How do you spell it, donut or doughnut?

Question:I say Donut cuz it's shorter

Answers:
Are you in America or the UK?
US is Donut, UK is doughnut... they're interchangeable though, I've seen both in both places.
donut
It was a spellng be word Lol
doesn't matter. Let's go Red Wings.
It's probably both. They're probably different language spellings.
I spell it Do Not.


as in, do not disturb.
true..saves energy..lol
Doughnut is the correct way to spell it. Donut is only the phonetical representation used because it is shorter and cost less to use on signs etc.
donut. but for a long time i thought it ended with an e.
donut
a doughnut is made of dough right? its not a do nut.
It is donut. I have never thought about it and am now wondering if that was originally a brand name or just what since the obvious way of spelling would have been doughnut.
______________________________...

After posting I read Leeeeona's answer. That seems right to me.
I say Krispy Kreme
I don't write that word very often and I can't remember which one I've ever used, but both are acceptable.
Doughnut...because they're made outta dough. lol the nut part ...hrrm not sure, my G-ma makes doughnuts, she's a bit of a nut herself...maybe that's why.
Donut
OMG! Revelation!

I use both spellings in my daily life but I never realized. I totally have never realized their were two spellings. Thank you!
dough·nut -noun

dictionary.com states:
1. a small cake of sweetened or, sometimes, unsweetened dough fried in deep fat, typically shaped like a ring or, when prepared with a filling, a ball.
2. anything shaped like a thick ring; an annular object; toroid.

so it's doughnut.
All depends on how hungry you are. If you are really hungry, you will probably want to spell it donut...it is shorter!
it really doesn't matter how you say it, its how you spell it that counts, but ive always thought that saying donut was like a shortcut like tonite instead of tonight... i say: "Doughnut"
Neither. the correct spelling of the word is I-T!
The earliest known recorded usage of the term dates an 1808 short story [2] describing a spread of "fire-cakes and dough-nuts." Washington Irving's reference to "doughnuts" in 1809 in his History of New York is more commonly cited as the first written recording of the term. Irving described "balls of sweetened dough, fried in hog's fat, and called doughnuts, or olykoeks."[3] These "nuts" of fried dough might now be called doughnut holes. "Doughnut" is the more traditional spelling, and still dominates outside the US. At present, "doughnut" and the shortened form "donut" are both pervasive in American English. The first known printed use of "donut" was in a Los Angeles Times article dated August 10, 1929. There, Bailey Millard jokingly complains about the decline of spelling, and that he "can't swallow the 'wel-dun donut' nor the ever so 'gud bred'." The interchangeability of the two spellings can be found in a series of "National Donut Week" articles in The New York Times that covered the 1939 World's Fair. In four articles beginning October 9, two mention the "donut" spelling. Dunkin' Donuts, which was founded in 1948 under the name Open Kettle (Quincy, Massachusetts), is the oldest surviving company to use the "donut" variation, but the now defunct Mayflower Donut Corporation appears to be the first company to use that spelling, having done so prior to World War II.
"Donut" is a variant of "Doughnut" used almost exclusively in the US.

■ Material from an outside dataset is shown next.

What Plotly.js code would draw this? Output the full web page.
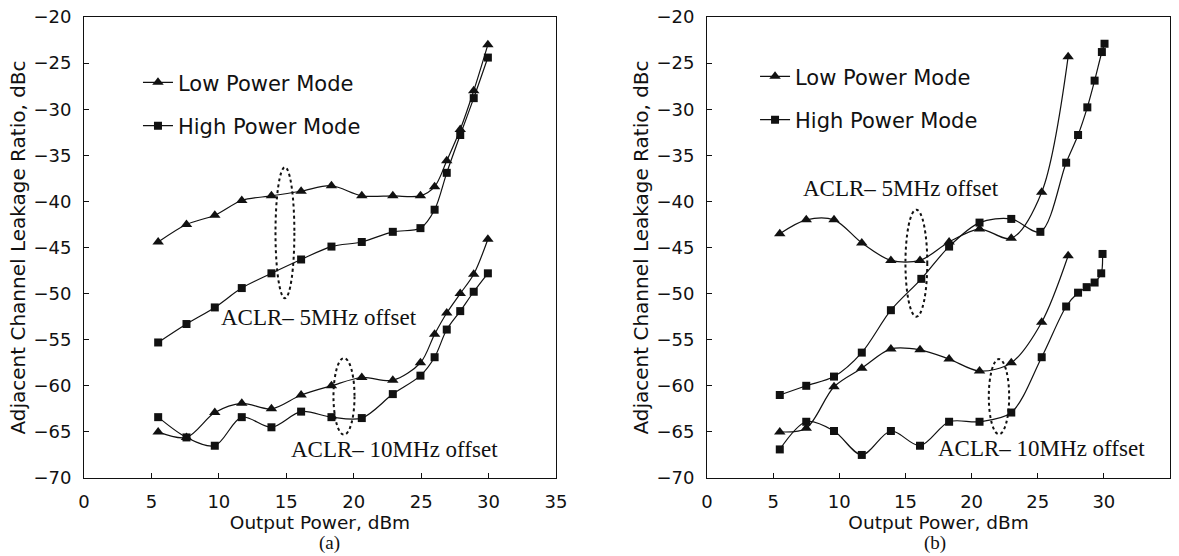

Here's some info from Wikipedia.com

""Doughnut" is the more traditional spelling, and still dominates outside the US. At present, "doughnut" and the shortened form "donut" are both pervasive in American English. The first known printed use of "donut" was in a Los Angeles Times article dated August 10, 1929. There, Bailey Millard jokingly complains about the decline of spelling, and that he "can't swallow the 'wel-dun donut' nor the ever so 'gud bred'." The interchangeability of the two spellings can be found in a series of "National Donut Week" articles in The New York Times that covered the 1939 World's Fair. In four articles beginning October 9, two mention the "donut" spelling. Dunkin' Donuts, which was founded in 1948 under the name Open Kettle (Quincy, Massachusetts), is the oldest surviving company to use the "donut" variation, but the now defunct Mayflower Donut Corporation appears to be the first company to use that spelling, having done so prior to World War II."
Canadians say Donut.
Donut for Brit. English
Doughnut for Am. English.
I use Brit. English, so I spell it as donut.
Doughnut
spell it donut most of the times. sometimes i spell it doughnut, though...

both spellings are correct :) donut is American English (i studied American English). doughnut is England's English.